Metal Jewellery Guide
Want to find out more about the different types of metals used by jewellers and how they're crafted into beautiful, wearable pieces? Learn about the 5 most precious and popular metal types which are available on the jewellery market today.
One of the most popular metals used to make jewellery, gold is rather opulent in colour and warming against the skin. In its purest form, unfortunately, gold is too soft a metal to be made into jewellery. Therefore, other metals are added to create an alloy. This is where the 'carat'/'ct' comes in, and it is what makes it far stronger and less malleable once made into jewellery.
As already mentioned, carat refers to the other metals which are added to the pure form of gold. The fewer alloys that are added to gold, the higher the carat. For example; 9ct gold is 37.5% pure gold + 62.5% other materials, whereas 22ct is a piece of jewellery that has been crafted by 91.6% pure gold and 8.4% of other metals. Therefore, if you are looking for a quality piece of jewellery, always opt for something with a higher carat score.

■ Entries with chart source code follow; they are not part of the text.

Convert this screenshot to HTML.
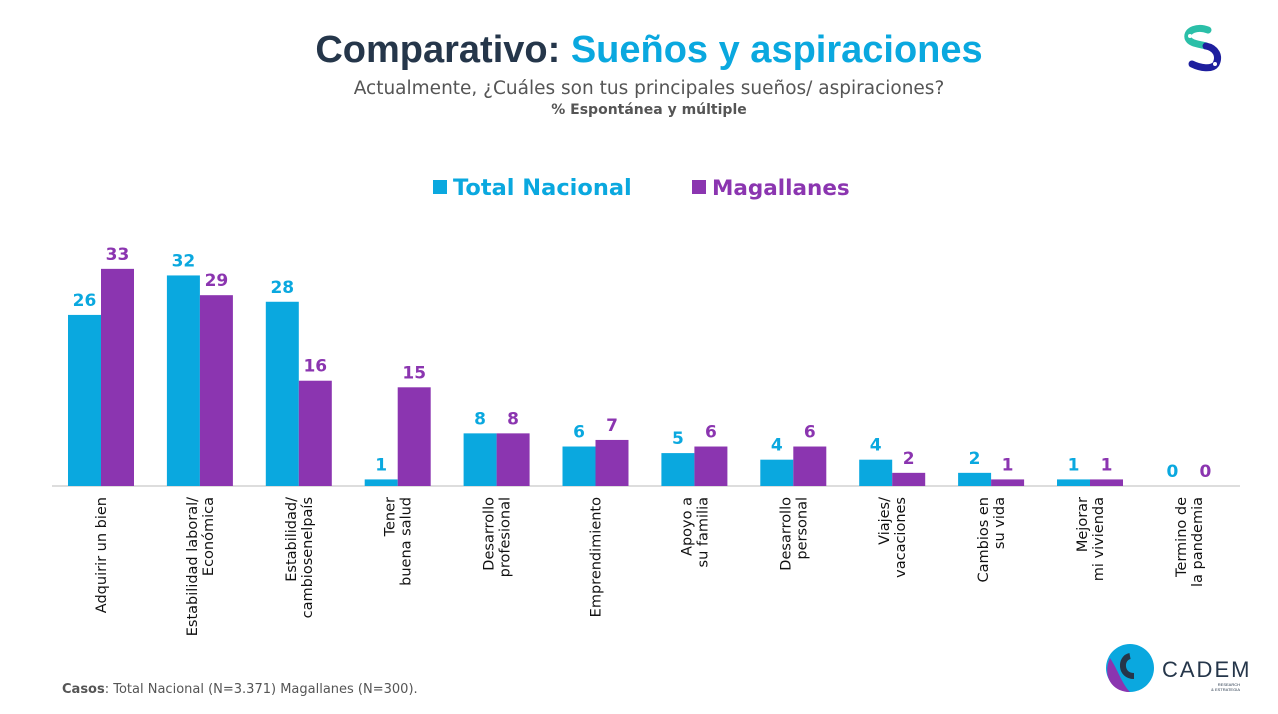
<!DOCTYPE html>
<html><head><meta charset="utf-8"><style>
body{margin:0;width:1278px;height:714px;background:#fff;font-family:"Liberation Sans","DejaVu Sans",sans-serif;overflow:hidden;position:relative}
.t{position:absolute;left:0;width:1298px;text-align:center}
</style></head><body>
<div class="t" style="top:29px;font-size:38px;font-weight:bold;color:#25364a">Comparativo: <span style="color:#0aa8df">Sueños y aspiraciones</span></div>
<div class="t" style="top:78px;font-size:18.5px;color:#555;font-family:'DejaVu Sans',sans-serif">Actualmente, ¿Cuáles son tus principales sueños/ aspiraciones?</div>
<div class="t" style="top:102px;font-size:14px;font-weight:bold;color:#555;font-family:'DejaVu Sans',sans-serif">% Espontánea y múltiple</div>
<svg style="position:absolute;left:1180px;top:22px" width="50" height="56" viewBox="0 0 50 56">
<path d="M28 8 C18 4 6 8 8 16 C10 22 20 22 26 24" stroke="#2bbfa8" stroke-width="7" fill="none" stroke-linecap="round"/>
<path d="M26 24 C36 26 40 34 36 42 C32 48 20 46 12 42" stroke="#1e1f9e" stroke-width="7" fill="none" stroke-linecap="round"/>
<circle cx="10" cy="14" r="2" fill="#fff"/><circle cx="35" cy="42" r="2" fill="#fff"/></svg>
<svg id="chart" style="position:absolute;left:0;top:0;font-family:'DejaVu Sans',sans-serif" width="1278" height="714"></svg>
<div style="position:absolute;left:62px;top:682px;font-size:13px;color:#555;font-family:'DejaVu Sans',sans-serif"><b>Casos</b>: Total Nacional (N=3.371) Magallanes (N=300).</div>
<svg style="position:absolute;left:1100px;top:640px" width="178" height="60">
<circle cx="30" cy="28" r="24" fill="#0aa8df"/><path d="M10 18 C2 36 12 52 30 52 C22 44 18 30 10 18Z" fill="#8b35b0"/>
<path d="M30 16 C20 18 20 36 34 36" stroke="#25364a" stroke-width="6" fill="none"/>
<text x="62" y="37" font-size="22" fill="#25364a" letter-spacing="2" font-family="Liberation Sans">CADEM</text>
<text x="140" y="46" font-size="4" fill="#25364a" text-anchor="end">RESEARCH</text>
<text x="140" y="51" font-size="4" fill="#25364a" text-anchor="end">&amp; ESTRATEGIA</text></svg>
<script>
const categories=[["Adquirir un bien"],["Estabilidad laboral/","Económica"],["Estabilidad/","cambiosenelpaís"],["Tener","buena salud"],["Desarrollo","profesional"],["Emprendimiento"],["Apoyo a","su familia"],["Desarrollo","personal"],["Viajes/","vacaciones"],["Cambios en","su vida"],["Mejorar","mi vivienda"],["Termino de","la pandemia"]];
const totalNacional=[26,32,28,1,8,6,5,4,4,2,1,0];
const magallanes=[33,29,16,15,8,7,6,6,2,1,1,0];
const seriesNames=["Total Nacional","Magallanes"];
const colors=["#0aa8df","#8b35b0"];
const NS="http://www.w3.org/2000/svg",svg=document.getElementById("chart");
const base=486,scale=6.58,x0=68,step=98.9,bw=33;
const y=v=>base-v*scale, xg=i=>x0+i*step;
function mk(t,a){const e=document.createElementNS(NS,t);for(const k in a)e.setAttribute(k,a[k]);svg.appendChild(e);return e;}
seriesNames.forEach((n,i)=>{const lx=i?692:433;
const r=mk("rect",{x:lx,y:180,width:14,height:14,fill:colors[i]});


const t=mk("text",{x:lx+20,y:195,"font-size":i?21.5:22.5,"font-weight":"bold",fill:colors[i]});t.textContent=n;

});
const ax=mk("line",{x1:52,x2:1240,y1:base,y2:base,stroke:"#bbb","stroke-width":1});


[totalNacional,magallanes].forEach((s,si)=>s.forEach((v,i)=>{
const bx=xg(i)+si*bw;
const r=mk("rect",{x:bx,y:y(v),width:bw,height:v*scale,fill:colors[si]});


const t=mk("text",{x:bx+bw/2,y:y(v)-9,"text-anchor":"middle","font-size":17,"font-weight":"bold",fill:colors[si]});t.textContent=v;


}));
categories.forEach((c,i)=>{const cx=xg(i)+bw;
const t=mk("text",{transform:`translate(${cx},497) rotate(-90)`,"text-anchor":"end","font-size":14.5,fill:"#111"});
c.forEach((l,j)=>{const ts=document.createElementNS(NS,"tspan");ts.setAttribute("x",0);ts.setAttribute("y",(j-(c.length-1)/2)*16+5);ts.textContent=l;t.appendChild(ts);});

});
</script>
</body></html>
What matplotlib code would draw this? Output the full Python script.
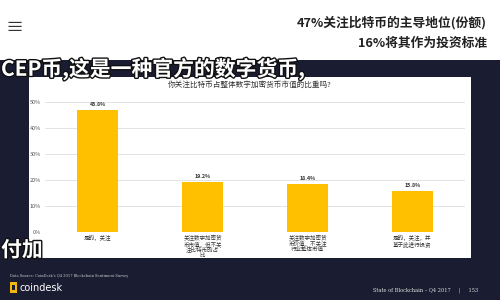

A recent surge in this romantic colour has made it popular for jewellery enthusiasts, and particularly younger jewellery wearers. The colour is achieved when copper is mixed with yellow gold to create a strong alloy. The amount of copper that is added will determine the colour of the gold. If one is looking for rosy pink, then a high amount of copper will be added. Likewise, the slightly more red tones will have higher notes of traditional gold mixed with them.
Similar to the process of creating rose gold, white gold is formed when standard yellow gold is mixed with other white metals to create a strong alloy which can be used for jewellery. This is then typically plated to a popular white metal known as Rhodium which gives it a high shine and a polished finished.
White gold jewellery does easily show wear over time, and you may notice a slight decolouring to your collection. Please be assured that this is completely normal, and you should take the white gold to be re-plated in Rhodium to resurface its shine.
Another popular white metal, platinum has a higher price point than other metals as it is quite a rare metal. Unlike white gold, it is a remarkably hard-wearing metal, with a shiny icy white colouring which does not fade or tarnish after a few years of wear. Sparkly and bright in natural light, it is a popular option for engagement rings and earrings.
Palladium was only recently recognised as a precious metal in 2009 and has only recently been available to purchase in the form of jewellery. Sharing many of the same properties as its sister metal platinum, it is, however, less dense and therefore slightly longer-lasting. With this density, it is also strong enough to not need to be plated with rhodium.